Now your site is down. Your payment processor is broken. Your customers are emailing support asking if you got hacked.
Welcome to the Burned Dev Patch—the single most common way startups accidentally destroy their own infrastructure.
What Happened
Here's the pattern:
- Something breaks (bug report, customer complaint, broken feature)
- Dev sees it late at night (scrolling Slack before bed)
- "I can fix this in 5 minutes" (narrator: they cannot)
- Pushes directly to main (skips PR, skips CI, skips testing)
- Goes to bed feeling heroic
- Wakes up to Slack on fire
The "quick fix" introduced three new bugs. One broke authentication. One corrupted the database. One disabled error logging so nobody could tell what was happening.
And because it was pushed at 2 AM, nobody was awake to catch it.
Why Developers Do This
It comes from a good place:
- They care about the product
- They want to be responsive
- They see a simple fix and think "I can save time"
- They don't want to bother anyone with a "tiny change"
But the Burned Dev Patch isn't about bad intent. It's about bad process.
Specifically:
- No mandatory code review
- No staging environment testing
- No deployment checklist
- No rollback plan
- No "don't deploy after 10 PM" rule
Real Examples (Names Changed)
Startup A: Dev pushed a "one-line CSS fix" that accidentally changed a CSS class used by the payment form. Payments stopped working for 6 hours before anyone noticed (it was a weekend). Lost $15K in revenue.
Startup B: Dev pushed a database migration at midnight to "clean up old user data." Migration had a typo. Deleted active user accounts instead of inactive ones. No backups. Company died.
Startup C: Dev pushed a hotfix for a broken API endpoint. Didn't test locally. Turns out the fix worked on their machine but broke in production (environment variable mismatch). Site down for 4 hours during peak traffic.
The Five Rules
If you want to avoid the Burned Dev Patch:
1. No Deploys After 10 PM (Unless P0 Emergency)
If it can wait until morning, it should.
Exception: The site is literally down right now and customers can't access it. Then yes, deploy at 2 AM.

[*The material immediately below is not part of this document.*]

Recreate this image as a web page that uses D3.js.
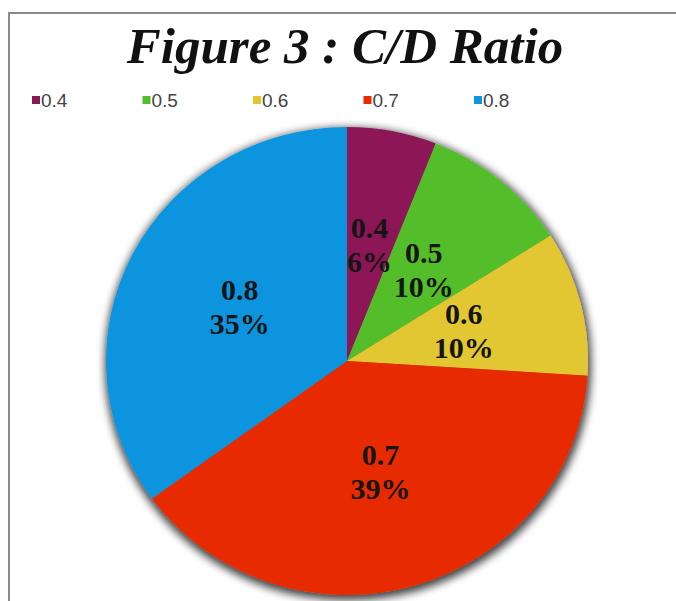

Not an exception: "This bug is annoying" or "I want to ship this feature today."
2. All Production Deploys Require Review
Even "one-line fixes."
Especially one-line fixes (those are the ones that break everything).
Minimum: One other engineer reviews the PR before merge.
3. Staging Environment That Mirrors Production
If you don't have a staging server where you can test changes before production, build one.
Cost: $20–$50/month (cheap insurance)
Benefit: Catching breaking changes before customers see them (priceless)
4. Automated Tests + CI
Every PR should:
- Run your test suite automatically
- Block merge if tests fail
- Require passing CI before deploy
If you don't have tests yet, start with smoke tests:
- Does the site load?
- Can users log in?
- Can users check out?
5. Easy Rollback
Every deploy should be easy to undo.
Use:
- Git tags (so you can revert to last known good commit)
- Feature flags (so you can disable new code without redeploying)
- Database migrations that are reversible (never write a migration that can't be undone)
If rolling back takes more than 5 minutes, your deploy process is broken.
What to Do When It Happens
Because it will.
- Immediate rollback (don't try to "fix forward" in the moment)
- Assess damage (what broke, how many users affected, data loss?)
- Communicate with customers (status page, email, social)
- Post-mortem (blameless, focus on process not people)
- Update process (what rule would've prevented this?)
The Culture Piece
The hardest part isn't technical. It's cultural.
You need to create an environment where:
- Developers feel safe saying "I'm not sure, let me test this"
- Nobody is rewarded for "moving fast and breaking things" (that's not a virtue at 2 AM)
- Deployment speed matters, but not more than reliability
Because the Burned Dev Patch isn't a technical failure. It's a judgment failure.
And judgment failures come from bad incentives.
The Bottom Line
Your 2 AM hero developer isn't the problem.
Your lack of guardrails is.
Build the process. Enforce the rules. Sleep peacefully.